Ever since Bryce Harper signed with the Philadelphia Phillies in 2019, fans had been anticipating the season — the one that wasn’t just elite, but top-of-the-league elite and, perhaps most importantly, recognized as such. 

That recognition officially came on Thursday: Bryce Harper is your 2021 National League Most Valuable Player.

Harper edged out division rival and former Washington Nationals teammate Juan Soto for the coveted award:

Harper’s MVP credentials rested in his leading the National League — and all of Major League Baseball, at that — with a .615 slugging percentage, 1.044 OPS and 170 wRC+. Those numbers topped Soto’s by 81, 45 and seven points, respectively. The defense metrics favored Soto — three to negative-six defensive runs saved, for example — but Harper’s bat overruled that difference.

He also led the league in doubles, extra-base hits, OPS+, weighted on-base average (both expected and actual) and win probability added. Harper was the only player in the National League to post a .300/.400/.600 slash line this season.

Harper blasted 35 home runs on the year — including these, which comprise some of Harper’s top big flies from his MVP season.

He’ll have to make some room in his trophy case, if he hasn’t simply bought a second one already. He adds his second career MVP award to a 2021 postseason slate that already included Hank Aaron, Silver Slugger and NL Players’ Choice Most Outstanding Player Awards — each of which he also won in 2015, his first MVP season. (Add in a 2012 National League Rookie of the Year Award to his haul for good measure.)

He becomes the 32nd Major League player to win the MVP Award multiple times and just the seventh to win it with multiple teams.

Of note, Harper’s award puts the Phillies into a tie with the San Francisco Giants and Los Angeles/Anaheim Angels for the team with the most unique MVP winners in the 21st century, and a tie for third in 21st-century MVPs overall. Ryan Howard and Jimmy Rollins won the award in back-to-back years from 2006 to 2007, representing the Phillies’ last MVP recipients before Harper.

The last one before that? Mike Schmidt, who won the award in 1980, ‘81 and ‘86, and who delivered the news of Harper’s honor on MLB Network just after 6 p.m. ET on Thursday. Jim Konstanty (1950) and Chuck Klein (1932) round out the Phillies’ all-time list of MVP winners. 
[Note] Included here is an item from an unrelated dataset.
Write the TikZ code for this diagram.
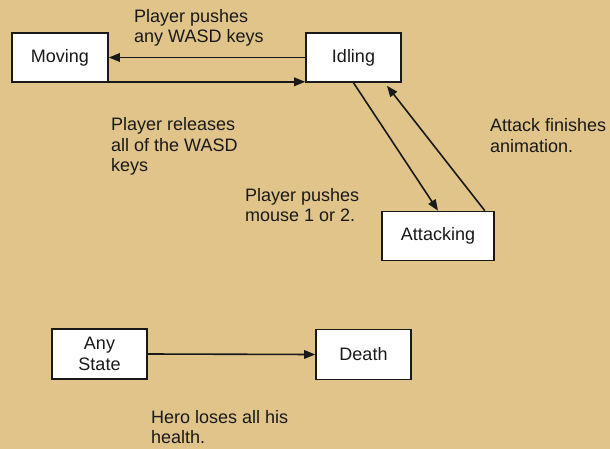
\documentclass[tikz,border=0pt]{standalone}
\usepackage{fontspec}
\setmainfont{Liberation Sans}
\usetikzlibrary{arrows.meta}
\definecolor{parch}{RGB}{224,196,138}
\definecolor{ink}{RGB}{25,25,25}
\begin{document}
\begin{tikzpicture}[x=1pt,y=-1pt,
  every node/.style={font=\fontsize{18}{20.5}\selectfont, text=ink},
  state/.style={draw=ink, fill=white, line width=1.6pt, inner sep=0pt, align=center},
  lbl/.style={anchor=base west, inner sep=0pt, align=left},
  arr/.style={draw=ink, line width=1.6pt, -{Triangle[length=11pt,width=8.5pt]}}]
\fill[parch] (0,0) rectangle (610,449);
\useasboundingbox (0,0) rectangle (610,449);
\node[state, minimum width=96pt, minimum height=49pt] (moving) at (60,57.5) {Moving};
\node[state, minimum width=95pt, minimum height=49pt] (idling) at (353.5,57.5) {Idling};
\node[state, minimum width=112pt, minimum height=49pt] (attacking) at (438,236) {Attacking};
\node[state, minimum width=95pt, minimum height=50pt, font=\fontsize{18}{21}\selectfont] (any) at (99.5,354) {Any\\State};
\node[state, minimum width=95pt, minimum height=50pt] (death) at (363.5,354.5) {Death};
\draw[arr] (idling.west) -- (moving.east);
\draw[arr] ([yshift=1pt]moving.south east) -- ([yshift=1pt]idling.south west);
\draw[arr] (idling.south) -- (attacking.north);
\draw[arr] ([xshift=-10pt]attacking.north east) -- ([xshift=33.5pt,yshift=-3pt]idling.south);
\draw[arr] (any.east) -- (death.west);
\node[lbl] (l1) at (134,43) {Player pushes\\any WASD keys};
\node[lbl] (l2) at (111,172) {Player releases\\all of the WASD\\keys};
\node[lbl] (l3) at (245,221.5) {Player pushes\\mouse 1 or 2.};
\node[lbl] (l4) at (490,152.5) {Attack finishes\\animation.};
\node[lbl] (l5) at (151,443.5) {Hero loses all his\\health.};
\end{tikzpicture}
\end{document}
Rewind four months and some change, and this day would’ve been hard to foresee. Harper had missed out on the National League All-Star team, sporting a good but nowhere near MVP-caliber .899 OPS.

Earlier still, it might’ve been even more difficult. After being pulled from an April 28 game in St. Louis following a 97-mph hit by pitch to the face, which ricocheted off his wrist, Harper missed a few games, then slogged through a brutal May while still battling injury. He posted a .634 OPS in the month, which featured an unsightly 0-for-16, 10-strikeout stretch before he was finally placed on the injured list.

But it was his second-half barrage that ultimately led to Harper claiming the trophy. The slugger posted a .338/.476/.713 second-half OPS, the first MLB player to break .300/.400/.700 after the All-Star Break since Howard in that 2006 MVP season. 

Another parallel to past Phillies MVPs: As Phillies Nation’s Tim Kelly noted last week, Harper became the second straight Phillie to win MVP without making that year’s All-Star team, as Rollins accomplished the rare feat in 2007.

One final note: two National League MVP winners in the 21st century won the World Series that season, but four claimed the trophy the following year — including each of the previous two winners (Freddie Freeman and Cody Bellinger) and the last Phillie (Rollins). 

Will Harper and the 2022 Phillies follow suit? Obviously, that’s unknown. But regardless, Harper etched his name into Phillies history books with his monstrous 2021 season. 

On Thursday, he got the hardware to solidify that fact.